Sara Abbaspour, Untitled, 2019; Courtesy of the artist, © Sara Abbaspour
As a whole, an elastic interpretation of the city delivers a variety of takes on the peculiarities, details and vastness of life in a metropolis. History, imagination, abstraction, photographs as material objects, Catholicism, colonialism, mourning, surveillance and archetypal settings of corporate life offer a range of urbane tangents of visual and intellectual exploration.
Noritaka Minami, FacadeI, 2011; Courtesy of the artist, © Noritaka Minami
Noritaka Minami, born in Japan and based in Chicago, presents a series of images that hone in on postwar urban design in Japan—in particular, an iconic building of the 1960s architectural “metabolism” movement. A response to the devastation of cities after WWII, Minami describes the building’s evolution from a progressive design to a retro-futuristic relic as a “reminder of a future that was never realized in society at large and exists as an architectural anachronism within the city.” The images of both the exterior of the building and interior living spaces offer a bird’s eye view of the materiality of daily life, as well as an eerie sense of depleted optimism.
Peacock & Cat, 2018; Courtesy of the artist, © Josh Schaedel
Comparable, yet unique, is the work of Josh Schaedel. In a series of quirky takes on bizarre unpolished sights in and around Los Angeles, he offers a counterpoint to the glamorized veneer of LA depicted in cinema and advertising. In one image, Schaedel focuses on the taped bumper of a car. The intimate cropping reveals a careful attempt to mask a fender bender. At the center of the image frame, the car’s repair work is on blast, white tape matching the white car with a swath of red tape inserted where a busted headlight would be. A portion of the black street fills the bottom third of the frame while the top third offers a bit of ironic glitz as Schaedel’s flash bounces off the white surface of the vehicle creating a twisted take on the Hollywood spotlight. Another image features a feral cat and a peacock lingering on a balcony with a smoggy view of Downtown. Clearly, dark humor is involved in these photos.

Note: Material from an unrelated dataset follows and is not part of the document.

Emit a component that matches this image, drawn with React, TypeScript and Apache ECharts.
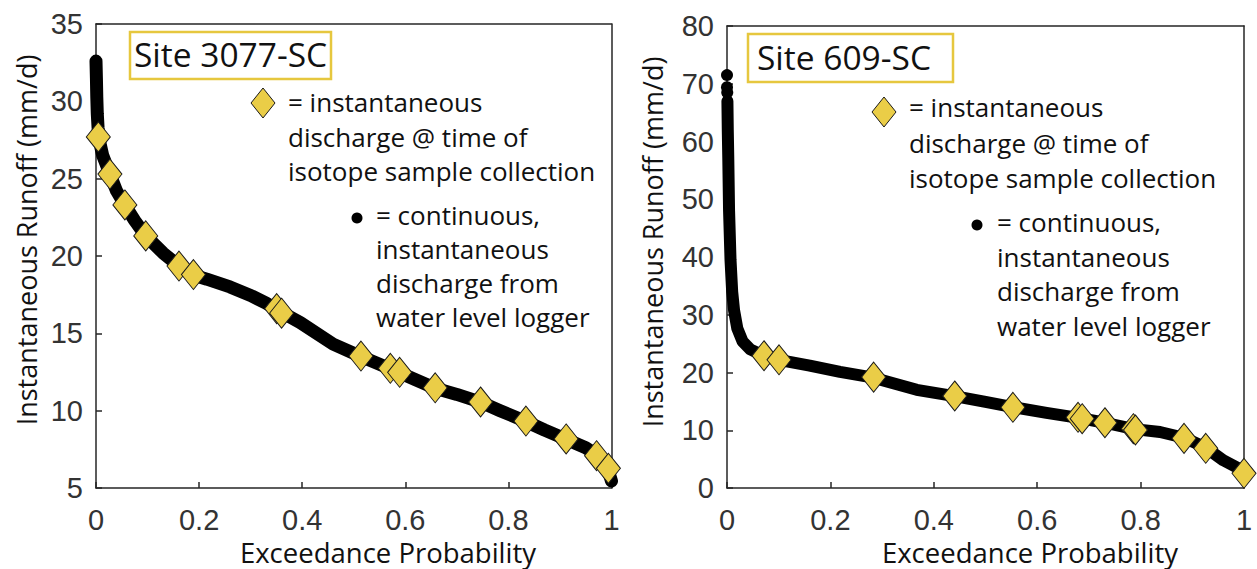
import React, { useEffect, useRef } from "react";
import * as echarts from "echarts";

// ---------- data ----------
const xTickValues = [0, 0.2, 0.4, 0.6, 0.8, 1];
const leftYTicks = [5, 10, 15, 20, 25, 30, 35];
const rightYTicks = [0, 10, 20, 30, 40, 50, 60, 70, 80];

// Site 3077-SC: continuous logger discharge (exceedance prob., mm/d)
const leftContinuous: [number, number][] = [
  [0.0, 32.6], [0.0008, 31.5], [0.0015, 30.3], [0.0025, 29.2], [0.004, 28.3],
  [0.007, 27.4], [0.013, 26.5], [0.02, 25.9], [0.027, 25.3], [0.04, 24.2],
  [0.056, 23.3], [0.075, 22.3], [0.0965, 21.3], [0.13, 20.2], [0.161, 19.35],
  [0.19, 18.75], [0.215, 18.5], [0.26, 18.0], [0.3, 17.45], [0.33, 16.95],
  [0.355, 16.45], [0.396, 15.7], [0.46, 14.3], [0.514, 13.5], [0.55, 13.0],
  [0.589, 12.45], [0.62, 12.0], [0.658, 11.45], [0.7, 11.05], [0.746, 10.55],
  [0.784, 10.0], [0.834, 9.3], [0.87, 8.75], [0.912, 8.15], [0.95, 7.6],
  [0.971, 7.15], [0.985, 6.6], [0.994, 6.1], [1.0, 5.45],
];
// Site 3077-SC: discharge at time of isotope sampling
const leftSamples: [number, number][] = [
  [0.0045, 27.7], [0.027, 25.3], [0.056, 23.3], [0.0965, 21.3], [0.161, 19.35],
  [0.189, 18.8], [0.3505, 16.6], [0.36, 16.3], [0.514, 13.53], [0.571, 12.74],
  [0.589, 12.48], [0.658, 11.48], [0.746, 10.56], [0.834, 9.33], [0.912, 8.17],
  [0.971, 7.09], [0.994, 6.27],
];

// Site 609-SC: isolated highest logger readings
const rightPeakDots: [number, number][] = [[0.0, 71.5], [0.0, 69.4], [0.0005, 68.5]];
// Site 609-SC: continuous logger discharge
const rightContinuous: [number, number][] = [
  [0.0008, 67.0], [0.0015, 62.0], [0.0025, 57.0], [0.004, 48.0], [0.0068, 39.5],
  [0.01, 34.0], [0.0136, 30.8], [0.02, 27.6], [0.03, 25.4], [0.045, 24.0],
  [0.0716, 22.9], [0.1, 22.2], [0.16, 21.2], [0.2186, 20.1], [0.283, 19.1],
  [0.367, 17.0], [0.44, 15.9], [0.5, 14.9], [0.553, 14.0], [0.618, 13.0],
  [0.683, 12.1], [0.731, 11.3], [0.788, 10.2], [0.8375, 9.7], [0.884, 8.7],
  [0.926, 7.0], [0.96, 4.8], [0.992, 3.3], [1.0, 3.0],
];
// Site 609-SC: discharge at time of isotope sampling
const rightSamples: [number, number][] = [
  [0.0716, 22.9], [0.1006, 22.2], [0.2836, 19.2], [0.4405, 15.93], [0.553, 13.97],
  [0.679, 12.24], [0.687, 12.0], [0.731, 11.3], [0.786, 10.27], [0.79, 10.04],
  [0.884, 8.6], [0.926, 6.87], [1.0, 2.54],
];

const siteNames = ["Site 3077-SC", "Site 609-SC"];
const xTitle = "Exceedance Probability";
const yTitle = "Instantaneous Runoff (mm/d)";
const legendSampleLines = ["= instantaneous", "discharge @ time of", "isotope sample collection"];
const legendLoggerLines = ["= continuous,", "instantaneous", "discharge from", "water level logger"];

// ---------- styles ----------
const AXIS = "#262626";
const GOLD = "#EACD47";
const BOX = "#E6C73E";
const TEXT_FONT = "'Open Sans', 'Noto Sans', sans-serif";
const TICK_FONT = "'Liberation Sans', Arial, sans-serif";

function bottomAxis(gridIndex: number) {
  return {
    type: "value",
    gridIndex,
    position: "bottom",
    min: xTickValues[0],
    max: xTickValues[xTickValues.length - 1],
    interval: xTickValues[1] - xTickValues[0],
    axisLine: { show: true, onZero: false, lineStyle: { color: AXIS, width: 1.5 } },
    axisTick: { show: true, inside: true, length: 6, lineStyle: { color: AXIS, width: 1.5 } },
    axisLabel: { margin: 20, fontSize: 29, lineHeight: 24, color: "#333", fontFamily: TICK_FONT },
    splitLine: { show: false },
  };
}
function topAxis(gridIndex: number) {
  return {
    type: "value",
    gridIndex,
    position: "top",
    min: xTickValues[0],
    max: xTickValues[xTickValues.length - 1],
    axisLine: { show: true, onZero: false, lineStyle: { color: AXIS, width: 1.5 } },
    axisTick: { show: false },
    axisLabel: { show: false },
    splitLine: { show: false },
  };
}
function leftAxis(gridIndex: number, ticks: number[]) {
  return {
    type: "value",
    gridIndex,
    position: "left",
    min: ticks[0],
    max: ticks[ticks.length - 1],
    interval: ticks[1] - ticks[0],
    axisLine: { show: true, onZero: false, lineStyle: { color: AXIS, width: 1.5 } },
    axisTick: { show: true, inside: true, length: 6, lineStyle: { color: AXIS, width: 1.5 } },
    axisLabel: { margin: 13, fontSize: 29, lineHeight: 26, color: "#333", fontFamily: TICK_FONT },
    splitLine: { show: false },
  };
}
function rightAxis(gridIndex: number, ticks: number[]) {
  return {
    type: "value",
    gridIndex,
    position: "right",
    min: ticks[0],
    max: ticks[ticks.length - 1],
    axisLine: { show: true, onZero: false, lineStyle: { color: AXIS, width: 1.5 } },
    axisTick: { show: false },
    axisLabel: { show: false },
    splitLine: { show: false },
  };
}

function textEl(text: string, x: number, y: number, size: number, extra: any = {}) {
  return {
    type: "text",
    x,
    y,
    silent: true,
    z: 10,
    style: {
      text,
      fontSize: size,
      fontFamily: TEXT_FONT,
      fill: "#111",
      textAlign: "left",
      textVerticalAlign: "middle",
      ...extra,
    },
  };
}

function diamond(cx: number, cy: number) {
  return {
    type: "polygon",
    z: 10,
    shape: { points: [[cx, cy - 15], [cx + 12, cy], [cx, cy + 15], [cx - 12, cy]] },
    style: { fill: GOLD, stroke: "#1a1a1a", lineWidth: 1 },
  };
}

const option: any = {
  animation: false,
  backgroundColor: "#ffffff",
  textStyle: { fontFamily: TICK_FONT },
  grid: [
    { left: 96, top: 24, width: 515.5, height: 464 },
    { left: 727, top: 26, width: 517, height: 462 },
  ],
  xAxis: [bottomAxis(0), topAxis(0), bottomAxis(1), topAxis(1)],
  yAxis: [leftAxis(0, leftYTicks), rightAxis(0, leftYTicks), leftAxis(1, rightYTicks), rightAxis(1, rightYTicks)],
  series: [
    {
      type: "line",
      xAxisIndex: 0,
      yAxisIndex: 0,
      data: leftContinuous,
      showSymbol: false,
      clip: false,
      lineStyle: { color: "#000", width: 13, cap: "round", join: "round" },
      z: 2,
    },
    {
      type: "scatter",
      xAxisIndex: 0,
      yAxisIndex: 0,
      data: leftSamples,
      symbol: "diamond",
      symbolSize: [24, 30],
      clip: false,
      itemStyle: { color: GOLD, borderColor: "#1a1a1a", borderWidth: 1, opacity: 1 },
      z: 3,
    },
    {
      type: "scatter",
      xAxisIndex: 2,
      yAxisIndex: 2,
      data: rightPeakDots,
      symbol: "circle",
      symbolSize: 12,
      clip: false,
      itemStyle: { color: "#000", opacity: 1 },
      z: 2,
    },
    {
      type: "line",
      xAxisIndex: 2,
      yAxisIndex: 2,
      data: rightContinuous,
      showSymbol: false,
      clip: false,
      lineStyle: { color: "#000", width: 12, cap: "round", join: "round" },
      z: 2,
    },
    {
      type: "scatter",
      xAxisIndex: 2,
      yAxisIndex: 2,
      data: rightSamples,
      symbol: "diamond",
      symbolSize: [24, 30],
      clip: false,
      itemStyle: { color: GOLD, borderColor: "#1a1a1a", borderWidth: 1, opacity: 1 },
      z: 3,
    },
  ],
  graphic: [
    // title boxes
    { type: "rect", z: 9, shape: { x: 130, y: 32, width: 201, height: 47 }, style: { fill: "#fff", stroke: BOX, lineWidth: 2.5 } },
    textEl(siteNames[0], 134, 54, 33.5),
    { type: "rect", z: 9, shape: { x: 748, y: 34, width: 205, height: 48 }, style: { fill: "#fff", stroke: BOX, lineWidth: 2.5 } },
    textEl(siteNames[1], 757, 57, 33.5),
    // legend, left panel
    diamond(263, 103),
    textEl(legendSampleLines.join("\n"), 288, 85, 26, { textVerticalAlign: "top", lineHeight: 34.5 }),
    { type: "circle", z: 10, shape: { cx: 357, cy: 218, r: 5.5 }, style: { fill: "#000" } },
    textEl(legendLoggerLines.join("\n"), 376, 198, 26, { textVerticalAlign: "top", lineHeight: 34 }),
    // legend, right panel
    diamond(884, 112),
    textEl(legendSampleLines.join("\n"), 909, 89.5, 26, { textVerticalAlign: "top", lineHeight: 35.5 }),
    { type: "circle", z: 10, shape: { cx: 977, cy: 225, r: 5.5 }, style: { fill: "#000" } },
    textEl(legendLoggerLines.join("\n"), 997, 205, 26, { textVerticalAlign: "top", lineHeight: 34.5 }),
    // axis titles
    textEl(xTitle, 388, 552, 27.5, { textAlign: "center", lineHeight: 28 }),
    textEl(xTitle, 1030, 552, 27.5, { textAlign: "center", lineHeight: 28 }),
    { ...textEl(yTitle, 26, 240, 27, { textAlign: "center" }), rotation: Math.PI / 2 },
    { ...textEl(yTitle, 652, 242, 27, { textAlign: "center" }), rotation: Math.PI / 2 },
  ],
};

export default function App() {
  const ref = useRef<HTMLDivElement>(null);
  useEffect(() => {
    if (!ref.current) return;
    const chart = echarts.init(ref.current, null, { renderer: "svg" });
    chart.setOption(option);
    return () => chart.dispose();
  }, []);
  return (
    <div
      ref={ref}
      style={{ position: "absolute", left: 0, top: 0, width: 1257, height: 569, background: "#fff" }}
    />
  );
}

Leonard Suryajaya, Arisan, 2017; Courtesy of the artist, © Leonard Suryajaya
Overall, Delirious Cities offers exciting insight into the field of photography and the pleasures of the group show format when curated by more than one set of eyes. The exhibition also includes work by: Sara Abbaspour, Laura Barron, Rydel Cerezo, Alex Huanfa Cheng, Rose Marie Cromwell, Esther Hovers, Mateo Gómez García, Délio Jasse, Lilly Lulay, Alice Quaresma, Adam Pape, Carlo Rusca, Michele Sibiloni, Chanell Stone, Leonard Suryajaya, Dustin Thierry, Bryan Thomas, Sally Tosti, Shelli Weiler, Yana Wernicke and Hal Wilsdon.
Delirious Cities is on view at Aperture Gallery through August 29, 2019.